Por Óscar Domínguez G.
Para Rosita Castellanos, la señora del tinto, todos los días era 1º de mayo, día del trabajo, y 27 de junio, Día Nacional del Café. Vivía en mayo y junio permanentes.
En plena celebración del aniversario de la creación del día cafetero (Ley 1337 de 2009), doy fe de que Rosita era una ternura que venía en estuche pequeño, como los perfumes exquisitos. Un Chanel no. 5 boyacense, Provocaba agarrarla a picos. Con nadie tuvo nunca un sí ni un no. Ni siquiera un tampoco.
Verla trabajar era una fiesta, un paseo de día entero. Si me entrevistaran para la televisión de Bramaputra sobre el oficio con el que me habría gustado ganarme los garbanzos, respondería que como «señora del tinto». Ojalá a la manera de esta diminuta ráfaga que nos nivelaba a todos por lo alto con su expresión cundiboyacense del «sumercé».
Servir el tinto era para ella ceremonia, tic, pausa, recreo, ritual, misa, fiesta, costumbre, obra de misericordia. Verla no más equivalía a una sesión de sauna y turco. Veía a cualquiera bajo de forma y le trepaba la moral al último piso. Era siquiatra aficionada sin que la empresa tuviera que incurrir en gastos adicionales por ese concepto.
Sábados y domingos nos castigaba con su diminuta y sonriente ausencia. Los lunes valían la pena por la llegada de Rosita a la agencia de noticias Colprensa, donde prestó sus servicios.
Los personajes que visitaban la agencia preguntaban primero por ella. Solo después de despachar el café que les servía se decidían a soltar la sin hueso. Algo le echaba al tinto para que aflojaran la lengua. Era su forma de hacer reportería, de contribuir a la productividad noticiosa de la empresa que nos pagaba por hacer lo que más nos gustaba.
No era brava. Bravita sí cuando descubría que habíamos dejado enfriar el café, o su carnal el agua aromática, que también preparaba con sabia sazón boyacense.
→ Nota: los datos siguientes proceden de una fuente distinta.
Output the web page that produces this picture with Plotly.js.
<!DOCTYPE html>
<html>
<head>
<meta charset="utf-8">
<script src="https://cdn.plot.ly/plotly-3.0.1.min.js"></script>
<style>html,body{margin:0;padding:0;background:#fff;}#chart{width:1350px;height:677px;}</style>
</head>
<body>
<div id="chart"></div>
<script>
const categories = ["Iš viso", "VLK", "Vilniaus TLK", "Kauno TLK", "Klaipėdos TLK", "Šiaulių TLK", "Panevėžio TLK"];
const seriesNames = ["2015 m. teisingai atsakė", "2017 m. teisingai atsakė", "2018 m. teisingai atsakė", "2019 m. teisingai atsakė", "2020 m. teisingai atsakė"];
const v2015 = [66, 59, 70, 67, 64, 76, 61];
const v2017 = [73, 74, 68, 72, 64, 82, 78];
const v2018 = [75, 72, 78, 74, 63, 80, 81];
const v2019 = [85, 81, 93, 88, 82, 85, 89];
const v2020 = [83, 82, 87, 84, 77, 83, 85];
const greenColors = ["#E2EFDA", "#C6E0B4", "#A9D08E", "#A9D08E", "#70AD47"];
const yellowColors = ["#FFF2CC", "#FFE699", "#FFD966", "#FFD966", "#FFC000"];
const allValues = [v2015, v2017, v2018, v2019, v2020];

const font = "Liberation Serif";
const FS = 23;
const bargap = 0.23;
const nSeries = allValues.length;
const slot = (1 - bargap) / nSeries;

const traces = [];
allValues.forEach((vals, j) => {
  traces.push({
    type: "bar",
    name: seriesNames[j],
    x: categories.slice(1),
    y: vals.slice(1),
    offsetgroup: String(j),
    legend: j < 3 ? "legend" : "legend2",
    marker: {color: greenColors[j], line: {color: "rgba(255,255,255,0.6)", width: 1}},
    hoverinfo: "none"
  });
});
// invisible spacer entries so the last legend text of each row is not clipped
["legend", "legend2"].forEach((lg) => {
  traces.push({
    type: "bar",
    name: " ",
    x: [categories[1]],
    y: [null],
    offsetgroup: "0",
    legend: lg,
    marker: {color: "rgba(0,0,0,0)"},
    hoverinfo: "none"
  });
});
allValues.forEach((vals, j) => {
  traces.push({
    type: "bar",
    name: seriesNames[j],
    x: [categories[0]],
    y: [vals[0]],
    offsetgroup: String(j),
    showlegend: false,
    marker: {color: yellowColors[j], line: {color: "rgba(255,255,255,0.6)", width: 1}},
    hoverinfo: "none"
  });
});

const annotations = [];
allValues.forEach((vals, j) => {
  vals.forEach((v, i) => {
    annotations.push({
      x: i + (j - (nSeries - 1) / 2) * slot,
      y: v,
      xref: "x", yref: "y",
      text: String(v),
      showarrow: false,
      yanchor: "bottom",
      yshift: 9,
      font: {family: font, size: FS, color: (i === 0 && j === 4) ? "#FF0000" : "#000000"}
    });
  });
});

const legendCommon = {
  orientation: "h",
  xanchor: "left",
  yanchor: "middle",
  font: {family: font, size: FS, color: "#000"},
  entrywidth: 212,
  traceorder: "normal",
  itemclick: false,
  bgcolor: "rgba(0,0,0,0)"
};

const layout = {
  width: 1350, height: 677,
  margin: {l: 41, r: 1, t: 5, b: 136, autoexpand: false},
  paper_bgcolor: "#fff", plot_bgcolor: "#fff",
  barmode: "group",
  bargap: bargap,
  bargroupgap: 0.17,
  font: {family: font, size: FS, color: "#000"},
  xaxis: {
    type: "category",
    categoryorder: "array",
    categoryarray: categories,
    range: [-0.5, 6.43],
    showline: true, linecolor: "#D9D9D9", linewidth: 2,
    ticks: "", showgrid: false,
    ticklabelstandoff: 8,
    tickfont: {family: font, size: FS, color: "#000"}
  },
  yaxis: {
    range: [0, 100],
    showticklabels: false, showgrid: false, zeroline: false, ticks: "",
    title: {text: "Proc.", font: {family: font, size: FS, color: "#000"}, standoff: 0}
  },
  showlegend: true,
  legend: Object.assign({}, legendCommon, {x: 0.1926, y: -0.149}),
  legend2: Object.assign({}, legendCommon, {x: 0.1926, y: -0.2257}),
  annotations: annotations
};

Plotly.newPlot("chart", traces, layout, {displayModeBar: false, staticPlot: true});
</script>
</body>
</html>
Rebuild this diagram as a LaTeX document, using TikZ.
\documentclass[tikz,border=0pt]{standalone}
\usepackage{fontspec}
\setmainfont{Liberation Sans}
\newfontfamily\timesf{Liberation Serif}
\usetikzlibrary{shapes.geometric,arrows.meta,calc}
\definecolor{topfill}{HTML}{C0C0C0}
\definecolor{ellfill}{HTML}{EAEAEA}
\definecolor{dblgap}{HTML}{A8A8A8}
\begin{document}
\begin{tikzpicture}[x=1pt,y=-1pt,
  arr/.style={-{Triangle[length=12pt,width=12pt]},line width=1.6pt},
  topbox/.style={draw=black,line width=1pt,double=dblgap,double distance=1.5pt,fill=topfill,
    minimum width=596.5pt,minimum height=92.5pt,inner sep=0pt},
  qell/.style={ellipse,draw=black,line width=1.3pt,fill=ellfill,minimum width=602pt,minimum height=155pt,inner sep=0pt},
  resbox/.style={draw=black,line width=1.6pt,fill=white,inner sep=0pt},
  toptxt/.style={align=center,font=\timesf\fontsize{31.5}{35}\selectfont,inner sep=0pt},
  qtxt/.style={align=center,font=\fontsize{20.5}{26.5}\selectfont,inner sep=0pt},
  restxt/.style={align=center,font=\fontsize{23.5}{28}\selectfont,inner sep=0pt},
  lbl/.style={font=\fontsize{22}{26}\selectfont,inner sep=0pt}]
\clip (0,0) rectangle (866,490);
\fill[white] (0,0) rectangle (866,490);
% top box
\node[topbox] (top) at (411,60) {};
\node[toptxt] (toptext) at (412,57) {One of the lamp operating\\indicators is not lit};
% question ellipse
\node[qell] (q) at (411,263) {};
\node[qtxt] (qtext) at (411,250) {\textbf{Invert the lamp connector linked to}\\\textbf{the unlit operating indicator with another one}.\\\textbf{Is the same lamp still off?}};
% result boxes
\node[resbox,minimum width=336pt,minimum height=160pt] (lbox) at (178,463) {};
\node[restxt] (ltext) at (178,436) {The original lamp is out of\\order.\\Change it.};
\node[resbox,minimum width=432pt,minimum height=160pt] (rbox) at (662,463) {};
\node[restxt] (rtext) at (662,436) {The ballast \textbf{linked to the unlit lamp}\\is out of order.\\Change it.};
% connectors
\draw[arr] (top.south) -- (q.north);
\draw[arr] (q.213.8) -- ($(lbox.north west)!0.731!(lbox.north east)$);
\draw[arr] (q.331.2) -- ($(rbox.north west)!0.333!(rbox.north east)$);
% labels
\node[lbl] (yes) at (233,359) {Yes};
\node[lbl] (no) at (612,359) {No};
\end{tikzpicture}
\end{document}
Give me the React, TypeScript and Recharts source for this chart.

Sabía las cantidades exactas de café y azúcar per cráneo cuadrado que consumíamos. Nos daba gusto así se afectaran las finanzas de la compañía.
Era la abuela de todos aunque nunca se hizo leer la epístola de Pablo. Ese amor que tenía para dar al varón domado lo repartió «adecuada y equitativamente» entre todos.
No admitía invasiones al hábitat donde preparaba el bebestible. ¡Ay de quien se atreviera! Eso sí, permitía repetir tinto por fuera del reglamento.
Era discreta, de pocas palabras. Hablaba el certero esperanto del monosílabo. No se dirá de ella que le jalaba al blablablá.
Si escuchaba algún secreto en una reunión de junta directiva lo olvidaba tan pronto salía del recinto. Era la ética y la estética de su destino. Por más que le picáramos la lengua para que contara qué había oído (un reajuste salarial, una echada, equis agarrón gerencial), callaba como el condenado a muerte próximo a recibir la caricia de la guillotina.
Para sus devotos valía más que todas las veinte mil tiendas Starbuck y Juan Valdez juntas. Trabajaba con una cierta sonrisa que le iluminaba el rostro.
Nunca reveló su receta para preparar el tinto. Se pensionó con ese secreto. Donde se encuentre tiene que estar bien. Se ganó el reposo. Se le quiere, Rosita Castellanos. Usted es la indiscutida patrona de las señoras del tinto que en el mundo son. A las cuales les rindo homenaje con estas líneas que han sido retocadas.